Write out the material exactly, without any of its pictures.

**SOURCE EXCERPT:**
________________

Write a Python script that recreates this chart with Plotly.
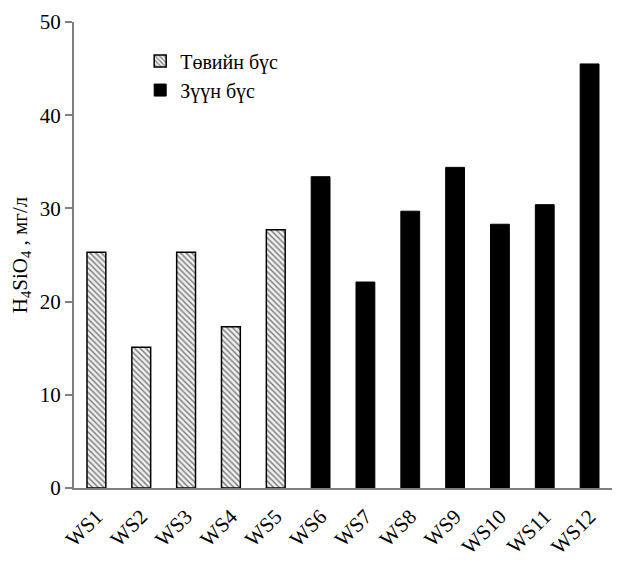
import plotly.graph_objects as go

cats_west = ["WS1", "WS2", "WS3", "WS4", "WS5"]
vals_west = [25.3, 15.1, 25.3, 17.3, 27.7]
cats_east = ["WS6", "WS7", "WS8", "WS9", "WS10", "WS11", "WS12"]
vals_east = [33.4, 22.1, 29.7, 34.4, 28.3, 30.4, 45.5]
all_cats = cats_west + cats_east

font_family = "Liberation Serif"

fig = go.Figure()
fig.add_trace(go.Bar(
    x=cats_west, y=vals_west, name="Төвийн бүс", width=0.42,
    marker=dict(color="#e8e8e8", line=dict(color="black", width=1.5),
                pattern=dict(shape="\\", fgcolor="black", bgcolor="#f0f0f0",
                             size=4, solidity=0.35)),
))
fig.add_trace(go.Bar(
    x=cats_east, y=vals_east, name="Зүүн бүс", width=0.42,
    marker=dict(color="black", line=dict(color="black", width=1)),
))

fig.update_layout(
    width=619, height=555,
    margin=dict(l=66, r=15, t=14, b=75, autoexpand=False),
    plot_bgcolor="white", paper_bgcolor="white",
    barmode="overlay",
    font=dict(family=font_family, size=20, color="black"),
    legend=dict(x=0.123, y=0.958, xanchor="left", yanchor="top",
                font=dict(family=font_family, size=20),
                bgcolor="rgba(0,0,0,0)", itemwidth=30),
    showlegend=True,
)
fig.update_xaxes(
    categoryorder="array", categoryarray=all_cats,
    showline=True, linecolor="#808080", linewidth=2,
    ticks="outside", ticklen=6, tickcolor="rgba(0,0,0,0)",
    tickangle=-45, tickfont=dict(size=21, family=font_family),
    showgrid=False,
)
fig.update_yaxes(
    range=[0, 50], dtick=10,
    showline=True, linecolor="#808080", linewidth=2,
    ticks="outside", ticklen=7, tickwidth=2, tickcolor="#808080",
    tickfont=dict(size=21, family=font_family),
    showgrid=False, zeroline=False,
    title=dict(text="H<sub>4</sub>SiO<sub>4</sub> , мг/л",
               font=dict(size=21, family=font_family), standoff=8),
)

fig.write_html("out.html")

________________

**WORKED SOLUTION:**
Write a Python script that recreates this chart with Plotly.
import plotly.graph_objects as go

cats_west = ["WS1", "WS2", "WS3", "WS4", "WS5"]
vals_west = [25.3, 15.1, 25.3, 17.3, 27.7]
cats_east = ["WS6", "WS7", "WS8", "WS9", "WS10", "WS11", "WS12"]
vals_east = [33.4, 22.1, 29.7, 34.4, 28.3, 30.4, 45.5]
all_cats = cats_west + cats_east

font_family = "Liberation Serif"

fig = go.Figure()
fig.add_trace(go.Bar(
    x=cats_west, y=vals_west, name="Төвийн бүс", width=0.42,
    marker=dict(color="#e8e8e8", line=dict(color="black", width=1.5),
                pattern=dict(shape="\\", fgcolor="black", bgcolor="#f0f0f0",
                             size=4, solidity=0.35)),
))
fig.add_trace(go.Bar(
    x=cats_east, y=vals_east, name="Зүүн бүс", width=0.42,
    marker=dict(color="black", line=dict(color="black", width=1)),
))

fig.update_layout(
    width=619, height=555,
    margin=dict(l=66, r=15, t=14, b=75, autoexpand=False),
    plot_bgcolor="white", paper_bgcolor="white",
    barmode="overlay",
    font=dict(family=font_family, size=20, color="black"),
    legend=dict(x=0.123, y=0.958, xanchor="left", yanchor="top",
                font=dict(family=font_family, size=20),
                bgcolor="rgba(0,0,0,0)", itemwidth=30),
    showlegend=True,
)
fig.update_xaxes(
    categoryorder="array", categoryarray=all_cats,
    showline=True, linecolor="#808080", linewidth=2,
    ticks="outside", ticklen=6, tickcolor="rgba(0,0,0,0)",
    tickangle=-45, tickfont=dict(size=21, family=font_family),
    showgrid=False,
)
fig.update_yaxes(
    range=[0, 50], dtick=10,
    showline=True, linecolor="#808080", linewidth=2,
    ticks="outside", ticklen=7, tickwidth=2, tickcolor="#808080",
    tickfont=dict(size=21, family=font_family),
    showgrid=False, zeroline=False,
    title=dict(text="H<sub>4</sub>SiO<sub>4</sub> , мг/л",
               font=dict(size=21, family=font_family), standoff=8),
)

fig.write_html("out.html")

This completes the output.